Deepwater – Inferno sull’Oceano: recensione del film con Mark Wahlberg
Quando le storie vere fanno tremare più di qualsiasi altro racconto di fantasia, il cinema ne trae spunto per la realizzazione di futuri progetti. Scelta come ultimo disastro da trasportare sul grande schermo, è la tragedia che ha colpito nel 2010 uomini e donne sulla piattaforma petrolifera Deepwater Horizon ad aver conquistato la curiosità di registi e produttori, il terrore di un’interminabile notte che contò morti e feriti nel bel mezzo delle profonde acque del Golfo del Messico.
Deepwater – Inferno sull’Oceano è la nuova opera del regista americano Peter Berg (The Kingdom, Hancock, Battleship, Lone Survivor) che riporta lo spettatore alle ore precedenti a quell’implacabile catastrofe, un film saldo sulla paura e il coraggio di persone temerarie con Mark Wahlberg, Kurt Russell, John Malkovich, Kate Hudson e Dylan O’Brien.
Deepwater – Inferno sull’Oceano: il disastro nel Golfo del Messico che colpì uomini e ambiente
È il 20 aprile 2010. Mike Williams (Mark Walhberg) ed altri membri del team della Deepwater Horizon, come da semplice procedura, si recano sulla mastodontica semisommergibile piattaforma per completare le fasi finali dell’attuazione di un pozzo tra la parte sud dell’America e quella nord del Messico.
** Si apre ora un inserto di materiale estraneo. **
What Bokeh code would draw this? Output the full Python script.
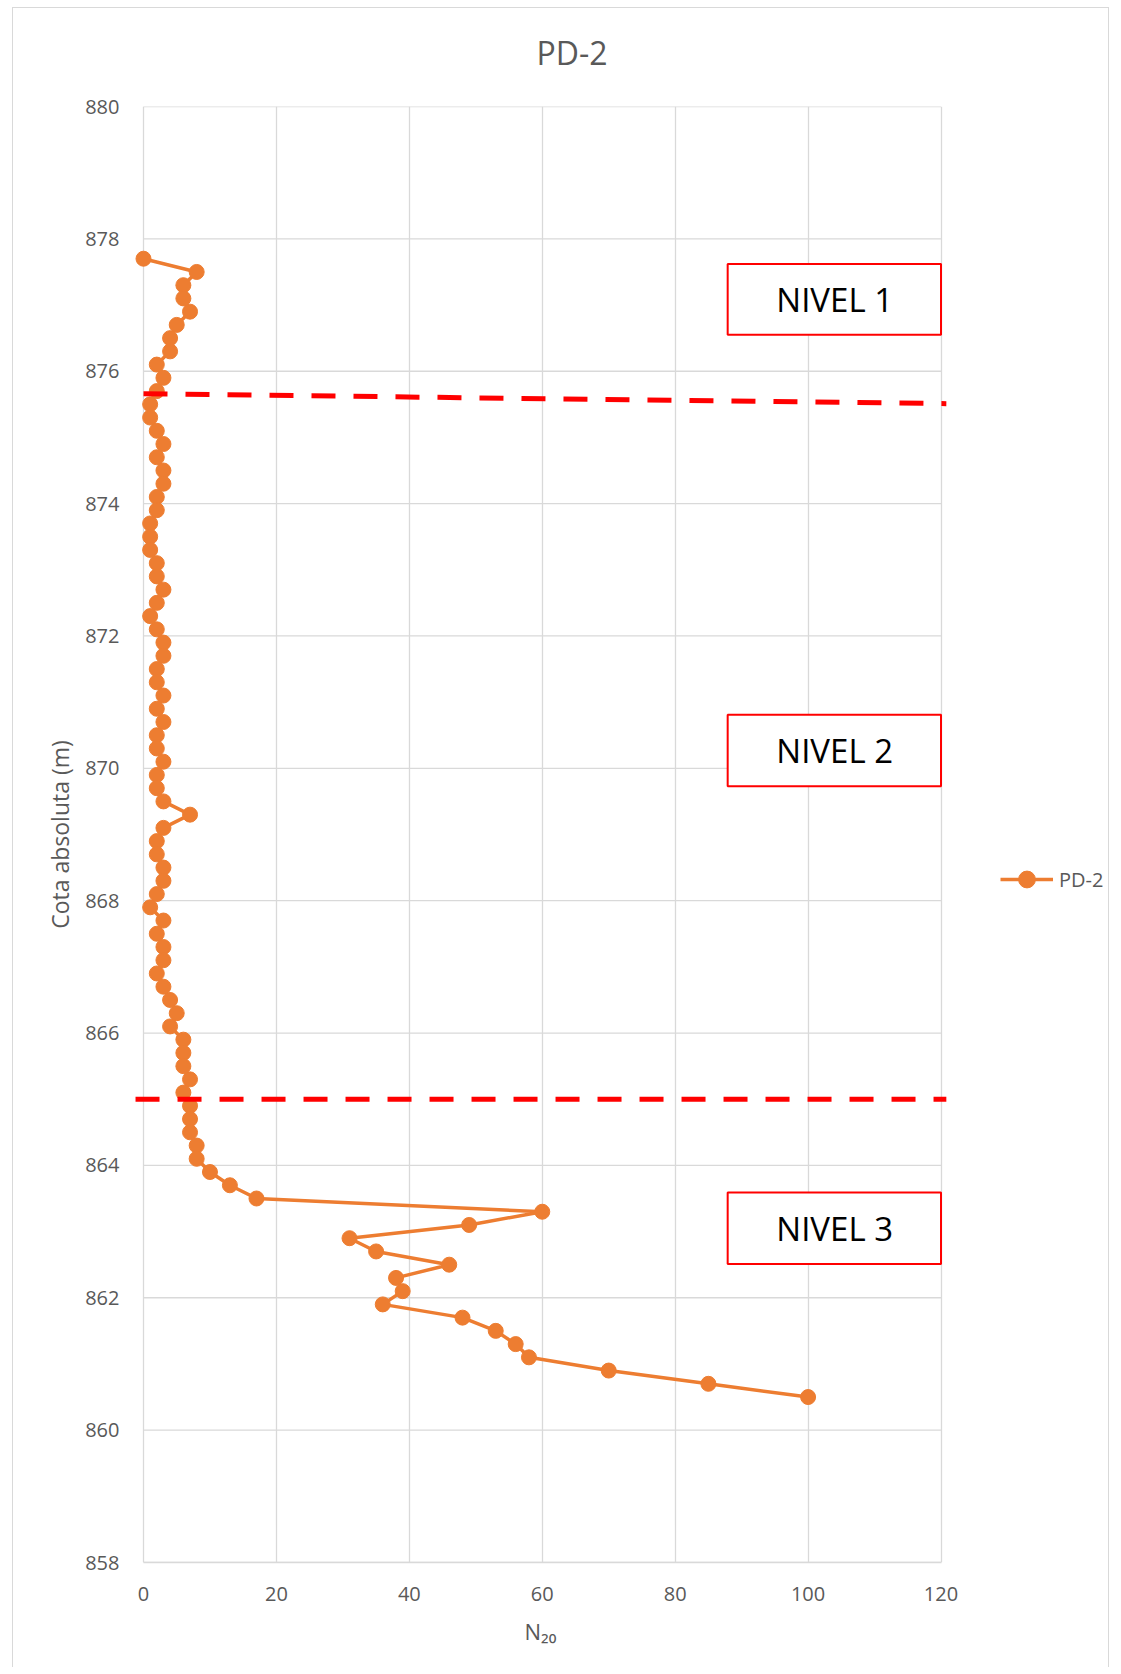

Quarantatre giorni di ritardo sulla tabella di marcia e continue sollecitazioni da parte delle personalità più influenti, un connubio rovinoso che porterà all’incauto agire dei responsabili dell’enorme fabbricato, i quali si vedranno catapultati senza rimedio in una notte di fiamme e fuoco, esplosioni e morte.
Disastro in mare aperto quello che tolse la vita a undici persone in quel lontano giorno di sei anni fa, la fuoriuscita di idrocarburi dal fondale marino che costò la salvaguardia di un numero di uomini a bordo di un basamento all’apparenza sicuro e riscontrò dannosissime conseguenze a livello ambientale sui territori del Golfo del Messico e sulle coste della Luisiana. Deepwater – Inferno sull’Oceano è la didascalica operazione la quale si appresta a narrare le imprudenze di quei pochi che vanno a ripararsi nell’ardore di molti, errori causati dall’inconsideratezza umana i quali potevano benissimo esser evitati procedendo con attenzione e accortezza, termini sconosciuti a chi avidamente viene mosso soltanto dalla spasmodica ricerca di soldi.
Protagonista Mark Wahlberg nelle logore vesti di un sopravvissuto al dramma della Deepwater Horizon, il film di Berg si sviluppa in due distinti momenti della storia, da un inizio che si fa introduzione preparatoria punteggiata da una significativa serie di segnali come ad annunciare l’imminente disastro a cui la piattaforma sta per andare incontro ed uno svolgimento capitanato dal funesto susseguirsi di deflagrazioni e grida di aiuto. Un pozzo infernale quello su cui poggiano i piedi dei personaggi di cui la cinepresa ritrae innumerevoli volte i cedevoli meccanismi, malmessi ingranaggi incapaci di resistere ad un’impetuosa pressione, la quale causerà la distruzione di uomini e lavoro.
Deepwater – Inferno sull’Oceano: più un documento che una visione cinematografica
Scopo del montaggio alternato di Colby Parker Jr. è quello di ammontare, con lo scorrere dei fotogrammi, la prevedibile tensione che l’evento comprensibilmente va a suscitare, ma un distacco emotivo delimitato da uno stile di regia piatto ed una sceneggiatura fredda e controllata, scritta da Matthew Michael Carnahan e Matthew Sand, non permette un coinvolgimento totale con Deepwater – Inferno sull’Oceano, che non colpisce particolarmente se non per le eroiche gesta di quegli sfortunati uomini, limitandosi ad esaltare una solidarietà ed un’umanità toccanti e spiazzanti.
Rimane perciò un film scorrevole, ma di certo non appagante il nuovo lavoro di Peter Berg, il quale riporterà alla luce i terribili fatti avvenuti nel 2010, condannando le scelte dei conosciuti colpevoli e lodando il valore di quel manipolo di uomini che preferirono mettere in pericolo le loro vite pur di salvarne altre. Un’opera purtroppo mancante di appiglio e di pathos, la quale perciò si fa in questo modo più documento di testimonianza che visione appassionante.